In May 2024, the job market showed little overall change, with a modest addition of 27,000 jobs, reflecting a slight growth rate of 0.1%. However, the employment rate dropped slightly by 0.1 percentage points to 61.3%.

This minor shift follows a more substantial increase in April, where 90,000 jobs were added. Over the past year, employment has risen by 402,000 jobs, translating to a 2.0% increase.

The unemployment rate inched up to 6.2% in May, marking a 0.1 percentage point rise for the month and a 0.9 percentage point increase compared to the same time last year.

Industry-Specific Changes

Several industries saw significant employment shifts in May 2024. The healthcare and social assistance sector continued its upward trend with an addition of 30,000 jobs, marking the third month of consecutive growth. This increase highlights the sustained demand for healthcare and social support services. The finance, insurance, real estate, rental, and leasing sector also added 29,000 jobs, continuing its recovery since November 2023 with a cumulative gain of 76,000 jobs.

Conversely, the construction sector experienced a notable decline, losing 30,000 jobs. This continues a downward trend, with a year-over-year loss of 35,000 jobs. The transportation and warehousing sector also saw a decrease of 21,000 jobs in May, though it maintained a year-over-year growth of 48,000 jobs. The utilities sector faced a reduction of 5,400 jobs, indicating some instability within these industries.

Change Across Provinces and Territories

Ontario led the employment gains in May 2024 with an increase of 50,000 jobs, marking the fourth increase in five months and raising the province's employment rate by 0.2 percentage points to 60.8%. Manitoba also saw notable growth, adding 7,800 jobs and offsetting earlier declines from February and March. Saskatchewan gained 5,400 jobs, the first significant increase since October 2023.

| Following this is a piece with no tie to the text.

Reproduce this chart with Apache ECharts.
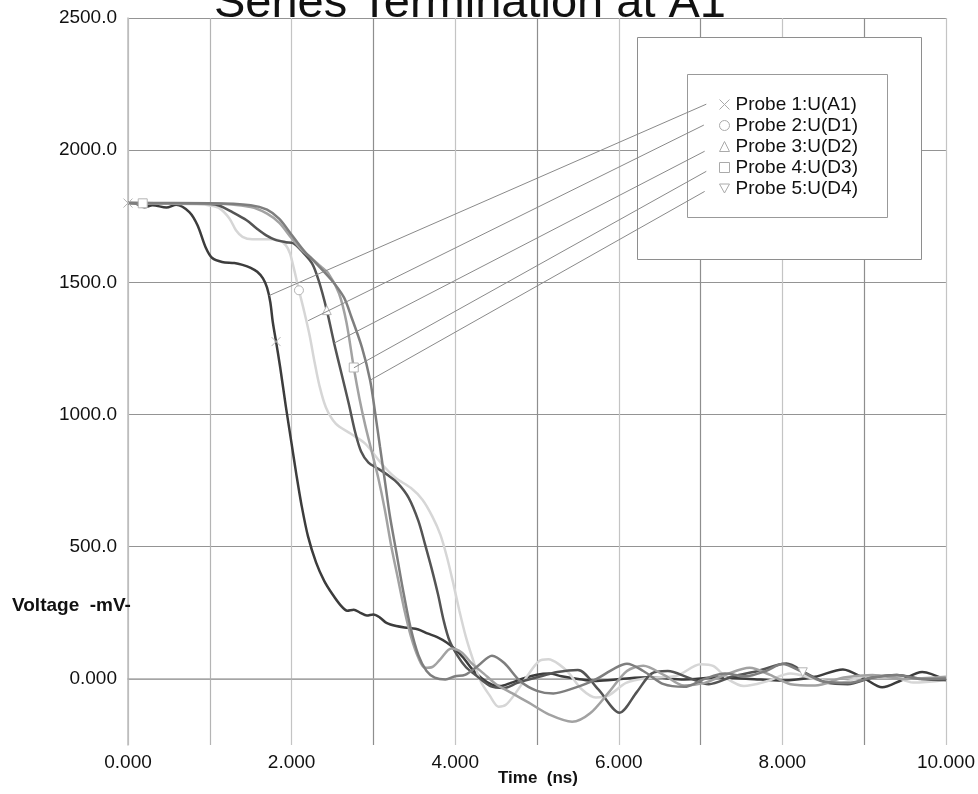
<!doctype html>
<html>
<head>
<meta charset="UTF-8">
<title>Series Termination at A1</title>
<script src="https://cdn.jsdelivr.net/npm/echarts@6/dist/echarts.min.js"></script>
<style>
  html, body { margin: 0; padding: 0; background: #fff; }
  #main { width: 978px; height: 794px; }
</style>
</head>
<body>
<div id="main"></div>
<script type="text/javascript">
// probe waveforms, [time ns, voltage mV]
var probe1 = [[0,1800],[0.1,1797],[0.2,1784],[0.3,1792],[0.47,1783],[0.59,1794],[0.75,1766],[0.85,1716],[0.95,1632],[1.03,1592],[1.15,1577],[1.3,1573],[1.4,1566],[1.5,1555],[1.58,1540],[1.65,1515],[1.7,1480],[1.74,1425],[1.77,1350],[1.81,1276],[1.86,1180],[1.93,1030],[2.0,890],[2.06,770],[2.12,660],[2.2,540],[2.3,440],[2.4,370],[2.5,320],[2.6,278],[2.68,258],[2.76,262],[2.84,250],[2.92,240],[3.0,244],[3.08,232],[3.16,212],[3.28,200],[3.42,193],[3.55,187],[3.66,172],[3.78,158],[3.9,137],[4.0,112],[4.1,80],[4.2,40],[4.32,4],[4.45,-22],[4.55,-27],[4.68,-15],[4.85,4],[5.0,16],[5.15,20],[5.3,10],[5.5,0],[5.7,-8],[5.9,-4],[6.1,2],[6.4,6],[6.8,-2],[7.2,5],[7.6,0],[8.0,-6],[8.4,8],[8.74,36],[9.0,2],[9.22,-32],[9.45,-6],[9.71,26],[10,-6]];
var probe2 = [[0,1800],[0.5,1798],[0.9,1795],[1.0,1791],[1.12,1780],[1.24,1742],[1.32,1697],[1.4,1672],[1.52,1663],[1.73,1663],[1.85,1659],[1.93,1640],[1.98,1610],[2.03,1550],[2.09,1470],[2.15,1395],[2.22,1300],[2.28,1200],[2.34,1110],[2.42,1027],[2.54,966],[2.72,928],[2.9,890],[3.1,814],[3.27,761],[3.46,722],[3.6,678],[3.72,615],[3.82,545],[3.9,460],[3.97,370],[4.05,260],[4.13,160],[4.21,80],[4.31,-8],[4.42,-62],[4.53,-105],[4.62,-98],[4.74,-53],[4.88,10],[5.02,66],[5.14,74],[5.27,55],[5.39,22],[5.55,-40],[5.72,-70],[5.88,-62],[6.09,-15],[6.38,4],[6.71,12],[7.0,55],[7.16,48],[7.33,0],[7.53,-27],[7.8,-10],[8.1,20],[8.4,0],[8.7,-15],[9.0,10],[9.3,14],[9.6,-14],[10,-4]];
var probe3 = [[0,1800],[0.6,1799],[1.0,1796],[1.12,1790],[1.28,1765],[1.45,1735],[1.57,1705],[1.69,1678],[1.81,1660],[1.93,1652],[2.02,1648],[2.12,1620],[2.25,1572],[2.33,1508],[2.43,1395],[2.52,1270],[2.61,1155],[2.7,1040],[2.78,930],[2.85,860],[2.94,818],[3.06,795],[3.18,770],[3.3,740],[3.43,686],[3.55,598],[3.63,511],[3.71,420],[3.79,320],[3.86,220],[3.93,145],[4.03,87],[4.13,45],[4.24,17],[4.43,-27],[4.6,-34],[4.76,-15],[5.0,6],[5.25,26],[5.5,34],[5.75,-40],[6.01,-128],[6.22,-50],[6.4,20],[6.6,30],[6.85,5],[7.1,-20],[7.4,10],[7.7,30],[8.05,58],[8.3,20],[8.55,-15],[8.8,-20],[9.1,5],[9.4,15],[9.7,0],[10,-4]];
var probe4 = [[0,1800],[0.18,1799],[1.0,1798],[1.5,1785],[1.7,1760],[1.85,1725],[2.0,1667],[2.13,1621],[2.25,1590],[2.35,1562],[2.45,1534],[2.58,1458],[2.67,1350],[2.76,1178],[2.83,1060],[2.9,960],[2.98,860],[3.06,760],[3.14,640],[3.22,500],[3.3,380],[3.38,260],[3.46,160],[3.55,80],[3.63,42],[3.72,45],[3.82,75],[3.95,115],[4.08,100],[4.2,60],[4.35,20],[4.5,-20],[4.7,-55],[4.9,-90],[5.15,-135],[5.43,-162],[5.65,-130],[5.88,-50],[6.1,30],[6.3,50],[6.55,15],[6.8,-25],[7.05,-15],[7.3,15],[7.6,42],[7.85,15],[8.1,-20],[8.4,-25],[8.75,5],[9.1,15],[9.5,0],[10,8]];
var probe5 = [[0,1800],[1.0,1799],[1.5,1792],[1.7,1775],[1.85,1740],[2.0,1680],[2.15,1620],[2.3,1572],[2.49,1508],[2.64,1443],[2.73,1370],[2.86,1254],[2.96,1130],[3.02,1010],[3.08,880],[3.14,750],[3.2,620],[3.28,480],[3.36,340],[3.45,200],[3.55,90],[3.65,30],[3.75,5],[3.88,-2],[4.0,10],[4.12,15],[4.28,50],[4.45,88],[4.6,60],[4.8,-10],[5.0,-45],[5.2,-55],[5.45,-35],[5.7,-5],[5.95,40],[6.1,57],[6.3,30],[6.55,-20],[6.8,-30],[7.05,0],[7.3,20],[7.55,10],[7.8,30],[8.0,56],[8.25,25],[8.5,-10],[8.8,-15],[9.1,5],[9.4,15],[9.7,0],[10,2]];

var probeNames = ['Probe 1:U(A1)', 'Probe 2:U(D1)', 'Probe 3:U(D2)', 'Probe 4:U(D3)', 'Probe 5:U(D4)'];
var probeColors = ['#3c3c3c', '#d6d6d6', '#545454', '#a2a2a2', '#7e7e7e'];
var probeSymbols = ['path://M0,0L10,10M10,0L0,10', 'circle', 'triangle', 'rect', 'path://M0,0L10,0L5,9Z'];
// which points carry a marker
var markerIdx = [[0, 19], [14], [14], [1, 13], [44]];
// leader lines: legend end -> point on curve
var leaderFrom = [[7.07,2174],[7.04,2095],[7.05,1996],[7.07,1920],[7.05,1844]];
var leaderTo = [[1.725,1450],[2.203,1355],[2.519,1270],[2.762,1177],[2.961,1130]];

var xTicks = [0, 10, 1];
var yTicks = [-250, 2500, 250];

var myChart = echarts.init(document.getElementById('main'));
var FONT = '"Liberation Sans", Arial, sans-serif';

var probes = [probe1, probe2, probe3, probe4, probe5];
var series = probes.map(function (pts, k) {
    return {
        name: probeNames[k],
        type: 'line',
        smooth: 0.3,
        z: 4,
        showSymbol: true,
        showAllSymbol: true,
        symbol: 'none',
        lineStyle: { color: probeColors[k], width: 2.5 },
        itemStyle: { color: '#fff', borderColor: '#b4b4b4', borderWidth: 1 },
        data: pts.map(function (p, i) {
            var item = { value: p };
            if (markerIdx[k].indexOf(i) >= 0) {
                item.symbol = probeSymbols[k];
                item.symbolSize = 9;
            }
            return item;
        }),
        markLine: {
            silent: true,
            symbol: ['none', 'none'],
            label: { show: false },
            lineStyle: { color: '#8a8a8a', width: 1, type: 'solid' },
            data: [[{ coord: leaderFrom[k] }, { coord: leaderTo[k] }]]
        }
    };
});

var option = {
    animation: false,
    backgroundColor: '#fff',
    grid: { left: 128, right: 27, top: 18, bottom: 49 },
    xAxis: {
        type: 'value',
        min: xTicks[0], max: xTicks[1], interval: xTicks[2],
        axisLine: { lineStyle: { color: '#aaa', width: 1.5 } },
        axisTick: { show: false },
        axisLabel: {
            margin: 8, fontSize: 19, color: '#111', fontFamily: FONT,
            formatter: function (v) { return v % 2 === 0 ? v.toFixed(3) : ''; }
        },
        splitLine: { show: true, lineStyle: { color: ['#c4c4c4', '#b4b4b4', '#c4c4c4', '#8e8e8e', '#c4c4c4', '#8e8e8e', '#c4c4c4', '#8e8e8e', '#c4c4c4', '#8e8e8e', '#c4c4c4'], width: 1.2 } }
    },
    yAxis: {
        type: 'value',
        min: yTicks[0], max: yTicks[1], interval: yTicks[2],
        axisLine: { show: true, lineStyle: { color: '#bbb', width: 1.5 } },
        axisTick: { show: false },
        axisLabel: {
            margin: 11, fontSize: 19, color: '#111', fontFamily: FONT,
            formatter: function (v) {
                if (v % 500 !== 0) return '';
                return v === 0 ? '0.000' : v.toFixed(1);
            }
        },
        splitLine: { show: true, lineStyle: { color: ['transparent', '#949494'], width: 1.2 } }
    },
    legend: {
        orient: 'vertical',
        left: 719, top: 95,
        padding: 0,
        itemWidth: 10, itemHeight: 10, itemGap: 2,
        selectedMode: false,
        data: probeNames.map(function (n, k) { return { name: n, icon: probeSymbols[k] }; }),
        itemStyle: { color: '#fff', borderColor: '#aaa', borderWidth: 1 },
        textStyle: { fontSize: 19, lineHeight: 19, color: '#111', fontFamily: FONT, padding: [0, 0, 0, 1] }
    },
    graphic: [
        { type: 'rect', z: 3, shape: { x: 637.5, y: 37.5, width: 284, height: 222 }, style: { fill: '#fff', stroke: '#8e8e8e', lineWidth: 1 } },
        { type: 'rect', z: 3, shape: { x: 687.5, y: 74.5, width: 200, height: 143 }, style: { fill: '#fff', stroke: '#999', lineWidth: 1 } },
        { type: 'text', z: 6, x: 470, y: 4, style: { text: 'Series Termination at A1', font: '47px ' + FONT, fill: '#111', align: 'center', verticalAlign: 'middle' } },
        { type: 'text', z: 6, x: 12, y: 606, style: { text: 'Voltage  -mV-', font: 'bold 19px ' + FONT, fill: '#111', align: 'left', verticalAlign: 'middle' } },
        { type: 'text', z: 6, x: 538, y: 778, style: { text: 'Time  (ns)', font: 'bold 17px ' + FONT, fill: '#111', align: 'center', verticalAlign: 'middle' } }
    ],
    series: series
};

myChart.setOption(option);
</script>
</body>
</html>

On the other hand, Alberta experienced a loss of 20,000 jobs, its first major drop since September 2023, which brought the unemployment rate to 7.2%. Newfoundland and Labrador and Prince Edward Island also saw declines, losing 2,100 and 1,100 jobs, respectively. Quebec's employment remained stable, with little change and an unemployment rate of 5.1%. These regional differences underscore the varied economic conditions across Canada, with some areas seeing growth and others facing challenges.

Last month, the employment rate for First Nations individuals aged 25 to 54 living off-reserve was 68.7%. For Métis in the same age group, the employment rate was 77.8%. In contrast, the employment rate for Inuit in Nunavut aged 25 to 54 was 51.8%, down by 5.7% earlier.

Trends in Remote Work

In May 2024, 13.2% of employed Canadians worked exclusively from home, a decrease of 1.2 percentage points compared to May 2023. Meanwhile, the proportion of workers with a hybrid work arrangement remained steady at 10.3%.

The statistics used from the Labour Force Survey, May 2024, released by Statistics Canada Statistics Canada. (2024). Labour Force Survey, May 2024.